→ Aim of the task
How many of the lines below hold the word "this"? Answer only with the number.

→ Stored rows
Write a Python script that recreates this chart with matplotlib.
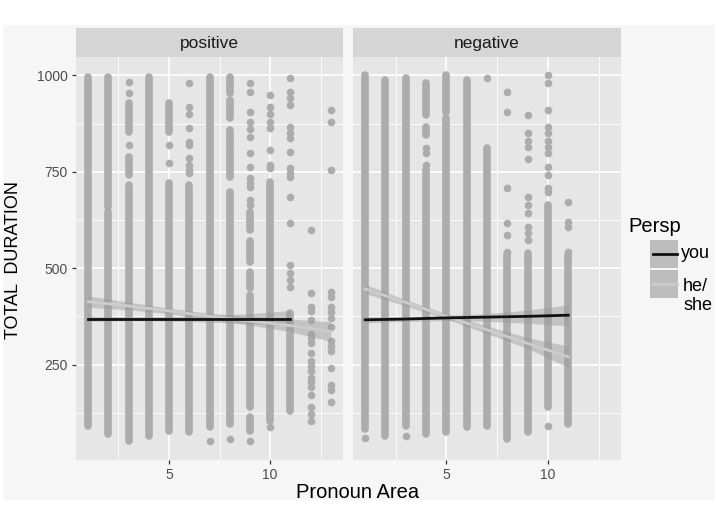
import matplotlib
matplotlib.use("Agg")
from matplotlib import pyplot as plt
from matplotlib.patches import Rectangle
from matplotlib.lines import Line2D

plt.rcParams['font.family'] = ['Liberation Sans', 'DejaVu Sans']

# --- data ----------------------------------------------------------------
# each column: dense runs of overlapping points (lo, hi) + single points
pos_x = [1, 2, 3, 4, 5, 6, 7, 8, 9, 10, 11, 12, 13]
pos_dense = [
    [(90, 995)],
    [(69, 645), (658, 995)],
    [(51, 716), (741, 788), (853, 928)],
    [(64, 995)],
    [(77, 721), (853, 927)],
    [(74, 716)],
    [(87, 995)],
    [(95, 697), (736, 806), (814, 858), (889, 935), (953, 995)],
    [(77, 113), (141, 431), (449, 490), (515, 570), (599, 646)],
    [(103, 723)],
    [(129, 384)],
    [],
    [],
]
pos_points = [
    [],
    [],
    [819, 953, 982],
    [],
    [772, 819],
    [746, 755, 767, 785, 819, 827, 863, 900, 917, 979],
    [51],
    [56],
    [51, 664, 677, 711, 722, 734, 762, 799, 840, 860, 878, 905, 956, 979],
    [87, 760, 767, 806, 863, 878, 900, 917, 948],
    [452, 470, 488, 509, 617, 685, 736, 748, 760, 801, 837, 850, 866, 922, 940, 956, 992],
    [103, 121, 139, 172, 191, 204, 216, 232, 245, 258, 280, 305, 318, 330, 366, 388, 400, 436, 599],
    [154, 185, 198, 242, 284, 297, 310, 348, 372, 385, 398, 426, 439, 754, 879, 909],
]

neg_x = [1, 2, 3, 4, 5, 6, 7, 8, 9, 10, 11]
neg_dense = [
    [(82, 1000)],
    [(64, 987)],
    [(90, 992)],
    [(69, 754), (845, 866), (896, 979)],
    [(74, 889), (904, 1000)],
    [(87, 987)],
    [(90, 811)],
    [(56, 535)],
    [(74, 540)],
    [(139, 664)],
    [(95, 535)],
]
neg_points = [
    [59],
    [],
    [64],
    [767, 798, 811],
    [],
    [],
    [992],
    [542, 586, 617, 708, 904, 956],
    [573, 590, 607, 643, 664, 685, 783, 814, 830, 850, 897],
    [90, 697, 708, 741, 762, 798, 814, 830, 850, 866, 909, 979, 1000],
    [542, 607, 620, 672],
]

# smooth lines (lm) with confidence bands
pos_you_x = [1, 3, 5, 7, 9, 11]
pos_you_fit = [369, 369, 369, 369, 369, 369]
pos_you_lo = [362, 364, 363, 360, 356, 350]
pos_you_hi = [376, 374, 375, 377, 382, 390]
pos_she_x = [1, 3, 5, 7, 9, 11, 13]
pos_she_fit = [413, 402, 389, 375, 363, 351, 336]
pos_she_lo = [398, 392, 382, 367, 352, 335, 310]
pos_she_hi = [428, 412, 396, 383, 375, 368, 361]

neg_you_x = [1, 3, 5, 7, 9, 11]
neg_you_fit = [366, 368, 371, 373, 375, 378]
neg_you_lo = [358, 362, 364, 362, 357, 350]
neg_you_hi = [374, 374, 377, 382, 391, 405]
neg_she_x = [1, 3, 5, 7, 9, 11]
neg_she_fit = [446, 411, 375, 340, 305, 270]
neg_she_lo = [434, 402, 368, 330, 292, 242]
neg_she_hi = [458, 418, 382, 350, 320, 298]

facets = ["positive", "negative"]
legend_labels = ["you", "he/\nshe"]

W, H = 718, 528
pt_col = '#acacac'
you_col = '#111111'
she_col = '#cccccc'


def px(x0, y0, w, h):
    return [x0 / W, 1 - (y0 + h) / H, w / W, h / H]


def draw_panel(ax, xs, dense, points, bands):
    ax.set_facecolor('#e6e6e6')
    for x, runs, pts in zip(xs, dense, points):
        for lo, hi in runs:
            ax.plot([x, x], [lo, hi], color=pt_col, lw=5.5,
                    solid_capstyle='round', zorder=2)
        if pts:
            ax.plot([x] * len(pts), pts, 'o', color=pt_col, ms=5.5,
                    mew=0, zorder=2)
    for bx, fit, lo, hi, col in bands:
        ax.fill_between(bx, lo, hi, color='#999999', alpha=0.45, lw=0, zorder=3)
        ax.plot(bx, fit, color=col, lw=2.0, zorder=4)
    ax.set_xlim(0.4, 13.6)
    ax.set_ylim(2.5, 1047.5)
    ax.set_xticks([5, 10])
    ax.set_xticks([2.5, 7.5, 12.5], minor=True)
    ax.set_yticks([250, 500, 750, 1000])
    ax.set_yticks([125, 375, 625, 875], minor=True)
    ax.grid(which='major', color='white', lw=1.2)
    ax.grid(which='minor', color='white', lw=0.6)
    ax.set_axisbelow(True)
    for s in ax.spines.values():
        s.set_visible(False)
    ax.tick_params(which='minor', length=0)
    ax.tick_params(which='major', length=3, width=0.9, color='#333333',
                   labelcolor='#4d4d4d', labelsize=10, pad=3)


fig = plt.figure(figsize=(W / 100, H / 100), dpi=100)
fig.patch.set_facecolor('white')
fig.patches.append(Rectangle((3 / W, 1 - 500 / H), 712 / W, 475 / H,
                             transform=fig.transFigure, facecolor='#f6f6f6',
                             edgecolor='none', zorder=-10))

ax1 = fig.add_axes(px(76, 57, 267, 403))
ax2 = fig.add_axes(px(353, 57, 268, 403))

draw_panel(ax1, pos_x, pos_dense, pos_points, [
    (pos_she_x, pos_she_fit, pos_she_lo, pos_she_hi, she_col),
    (pos_you_x, pos_you_fit, pos_you_lo, pos_you_hi, you_col),
])
draw_panel(ax2, neg_x, neg_dense, neg_points, [
    (neg_she_x, neg_she_fit, neg_she_lo, neg_she_hi, she_col),
    (neg_you_x, neg_you_fit, neg_you_lo, neg_you_hi, you_col),
])
ax2.tick_params(axis='y', which='both', left=False, labelleft=False)

# facet strips
for left, width, name in [(76, 267, facets[0]), (353, 268, facets[1])]:
    s = fig.add_axes(px(left, 28, width, 29))
    s.set_facecolor('#d5d5d5')
    s.set_xticks([])
    s.set_yticks([])
    for sp in s.spines.values():
        sp.set_visible(False)
    s.text(0.5, 0.48, name, ha='center', va='center', fontsize=12.5,
           color='#1a1a1a', transform=s.transAxes)

fig.text(357.5 / W, 1 - 493 / H, "Pronoun Area", ha='center', va='center',
         fontsize=14.5, color='black')
fig.text(13.5 / W, 1 - 260 / H, "TOTAL  DURATION", ha='center', va='center',
         rotation=90, fontsize=13, color='black')

# legend
fig.text(628 / W, 1 - 226 / H, "Persp", ha='left', va='center', fontsize=14.5)
for i, (lab, col) in enumerate(zip(legend_labels, [you_col, she_col])):
    top = 240 + i * 30
    fig.patches.append(Rectangle((650 / W, 1 - (top + 28) / H), 28 / W, 28 / H,
                                 transform=fig.transFigure, facecolor='#bdbdbd',
                                 edgecolor='none'))
    yc = 1 - (top + 14) / H
    fig.lines.append(Line2D([653 / W, 677 / W], [yc, yc], color=col, lw=2.0,
                            transform=fig.transFigure))
fig.text(681 / W, 1 - 254 / H, legend_labels[0], ha='left', va='center', fontsize=13)
fig.text(683 / W, 1 - 296 / H, legend_labels[1], ha='left', va='center', fontsize=13,
         linespacing=1.1)

plt.savefig('out.png', dpi=100)
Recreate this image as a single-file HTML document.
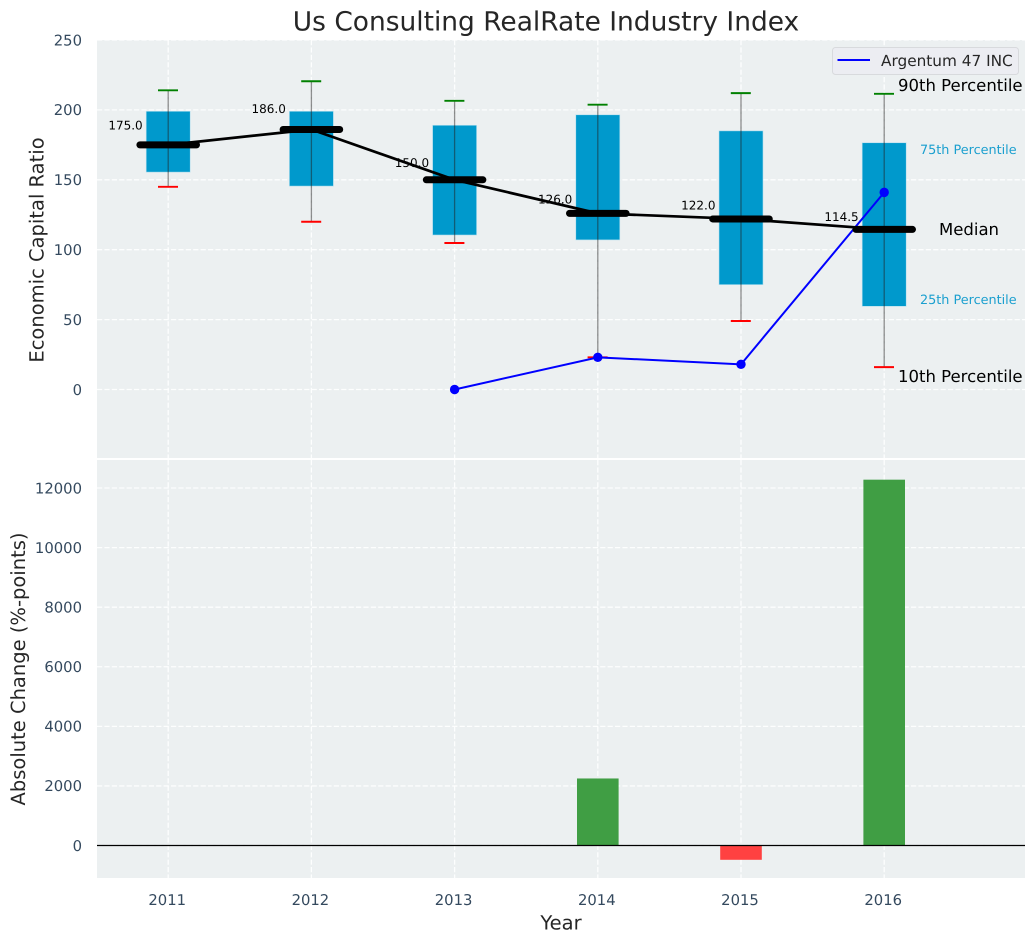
<!DOCTYPE html>
<html lang="en">
<head>
<meta charset="utf-8">
<title>Us Consulting RealRate Industry Index</title>
<style>
html,body{margin:0;padding:0;background:#fff;width:1035px;height:942px;overflow:hidden}
svg{display:block;font-family:"DejaVu Sans","Liberation Sans",sans-serif;text-rendering:geometricPrecision}
</style>
</head>
<body>
<svg id="chart" xmlns="http://www.w3.org/2000/svg" width="1035" height="942" viewBox="0 0 1035 942">
<rect x="0" y="0" width="1035" height="942" fill="#ffffff"/>
<rect x="97" y="40" width="928" height="418" fill="#ecf0f1"/>
<rect x="97" y="460" width="928" height="418" fill="#ecf0f1"/>
<g id="top-grid"></g>
<g id="bottom-grid"></g>
<g id="bars"></g>
<g id="boxes"></g>
<g id="company-line"></g>
<g id="medians"></g>
<g id="labels"></g>
<text x="546" y="30.500" font-size="26.450" text-anchor="middle" fill="#262626">Us Consulting RealRate Industry Index</text>
<text transform="translate(43.500,250) rotate(-90)" font-size="19.500" text-anchor="middle" fill="#262626">Economic Capital Ratio</text>
<text transform="translate(25,669) rotate(-90)" font-size="19.500" text-anchor="middle" fill="#262626">Absolute Change (%-points)</text>
<text x="561" y="929.300" font-size="19.500" text-anchor="middle" fill="#262626">Year</text>
<text x="898" y="91" font-size="16.500" fill="#000000">90th Percentile</text>
<text x="920" y="154" font-size="12.800" fill="#1a9fcf">75th Percentile</text>
<text x="939" y="235" font-size="16.500" fill="#000000">Median</text>
<text x="920" y="304" font-size="12.800" fill="#1a9fcf">25th Percentile</text>
<text x="898" y="382" font-size="16.500" fill="#000000">10th Percentile</text>
<g>
<rect x="832.500" y="47.500" width="186" height="27" rx="3" fill="#ecedf2" stroke="#d8dadd" stroke-width="1"/>
<line x1="837.500" y1="60" x2="870" y2="60" stroke="#0000ff" stroke-width="2"/>
<text x="881" y="66" font-size="15.300" fill="#262626">Argentum 47 INC</text>
</g>
</svg>
<script>
const years = [2011, 2012, 2013, 2014, 2015, 2016];
const p90 = [214, 220.5, 206.5, 203.7, 212, 211.5];
const p75 = [199, 199, 189, 196.5, 185, 176.5];
const medianValues = [175, 186, 150, 126, 122, 114.5];
const p25 = [155.5, 145.5, 110.5, 107, 75, 59.5];
const p10 = [145, 120, 104.8, 23, 49, 16];
const companyValues = [null, null, 0, 23, 18, 141];
const changeValues = [null, null, null, 2250, -480, 12280];
const topTicks = [0, 50, 100, 150, 200, 250];
const bottomTicks = [0, 2000, 4000, 6000, 8000, 10000, 12000];

const svgNS = 'http://www.w3.org/2000/svg';
function xPos(i) { return 168.2 + i * 143.2; }
function yTop(v) { return 389.5 - v * 1.398; }
function yBottom(v) { return 845.5 - v * 0.02979; }
function make(tag, parent, attrs) {
  const el = document.createElementNS(svgNS, tag);
  for (const k in attrs) el.setAttribute(k, attrs[k]);
  parent.appendChild(el);
  return el;
}
const topGrid = document.getElementById('top-grid');
const bottomGrid = document.getElementById('bottom-grid');
const barsG = document.getElementById('bars');
const boxesG = document.getElementById('boxes');
const companyG = document.getElementById('company-line');
const mediansG = document.getElementById('medians');
const labelsG = document.getElementById('labels');
const dash = { stroke: '#ffffff', 'stroke-width': 1.3, 'stroke-dasharray': '5.2 2.2', 'stroke-opacity': 0.9 };

topTicks.forEach(function (t) {
  const y = yTop(t);
  const g = make('line', topGrid, Object.assign({ x1: 97, x2: 1025, y1: y, y2: y }, dash));
  
  
  const l = make('text', labelsG, { x: 82, y: y + 5.3, 'text-anchor': 'end', 'font-size': 14.8, fill: '#34495e' });
  
  
  l.textContent = t;
});
bottomTicks.forEach(function (t) {
  const y = yBottom(t);
  const g = make('line', bottomGrid, Object.assign({ x1: 97, x2: 1025, y1: y, y2: y }, dash));
  
  
  const l = make('text', labelsG, { x: 82, y: y + 5.3, 'text-anchor': 'end', 'font-size': 14.8, fill: '#34495e' });
  
  
  l.textContent = t;
});
years.forEach(function (year, i) {
  const x = xPos(i);
  const g1 = make('line', topGrid, Object.assign({ x1: x, x2: x, y1: 40, y2: 458 }, dash));
  
  
  const g2 = make('line', bottomGrid, Object.assign({ x1: x, x2: x, y1: 460, y2: 878 }, dash));
  
  
  const l = make('text', labelsG, { x: x - 1, y: 905, 'text-anchor': 'middle', 'font-size': 14.8, fill: '#34495e' });
  
  
  l.textContent = year;
});

changeValues.forEach(function (v, i) {
  if (v === null) return;
  const x = xPos(i);
  const a = yBottom(Math.max(v, 0));
  const b = yBottom(Math.min(v, 0));
  const r = make('rect', barsG, { x: x - 20.8, y: a, width: 41.6, height: b - a, fill: v >= 0 ? '#3a9b3e' : '#ff3b3b', 'fill-opacity': 0.97 });
  
  
});
const zero = make('line', barsG, { x1: 97, x2: 1025, y1: yBottom(0), y2: yBottom(0), stroke: '#000000', 'stroke-width': 1.3 });



years.forEach(function (year, i) {
  const x = xPos(i);
  const box = make('rect', boxesG, { x: x - 22, y: yTop(p75[i]), width: 44, height: yTop(p25[i]) - yTop(p75[i]), fill: '#0099cc', stroke: '#b5dfee', 'stroke-width': 0.6 });
  
  
  const w = make('line', boxesG, { x1: x, x2: x, y1: yTop(p90[i]), y2: yTop(p10[i]), stroke: '#1f1f1f', 'stroke-opacity': 0.5, 'stroke-width': 1.3 });
  
  
  const hi = make('line', boxesG, { x1: x - 10.2, x2: x + 9.8, y1: yTop(p90[i]), y2: yTop(p90[i]), stroke: '#008000', 'stroke-width': 1.9 });
  
  
  const lo = make('line', boxesG, { x1: x - 10.2, x2: x + 9.8, y1: yTop(p10[i]), y2: yTop(p10[i]), stroke: '#ff0000', 'stroke-width': 1.9 });
  
  
});

let companyPts = [];
companyValues.forEach(function (v, i) {
  if (v !== null) companyPts.push(xPos(i) + ',' + yTop(v));
});
const cl = make('polyline', companyG, { points: companyPts.join(' '), fill: 'none', stroke: '#0000ff', 'stroke-width': 2 });


companyValues.forEach(function (v, i) {
  if (v === null) return;
  const c = make('circle', companyG, { cx: xPos(i), cy: yTop(v), r: 4.7, fill: '#0000ff' });
  
  
});

const medPts = medianValues.map(function (v, i) { return xPos(i) + ',' + yTop(v); }).join(' ');
const ml = make('polyline', mediansG, { points: medPts, fill: 'none', stroke: '#000000', 'stroke-width': 2.7 });


medianValues.forEach(function (v, i) {
  const x = xPos(i);
  const m = make('line', mediansG, { x1: x - 28.3, x2: x + 28.3, y1: yTop(v), y2: yTop(v), stroke: '#000000', 'stroke-width': 7, 'stroke-linecap': 'round' });
  
  
  const t = make('text', mediansG, { x: x - 25.5, y: yTop(v * 1.08) + 4.2, 'text-anchor': 'end', 'font-size': 12, fill: '#000000' });
  
  
  t.textContent = v.toFixed(1);
});
</script>
</body>
</html>
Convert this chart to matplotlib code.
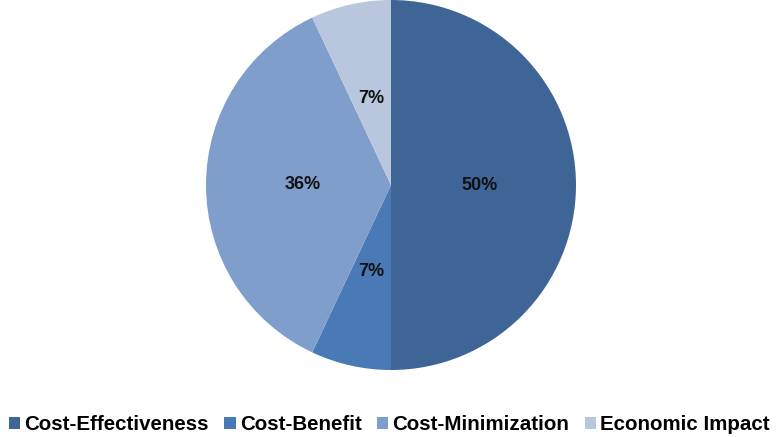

→ Complete response
3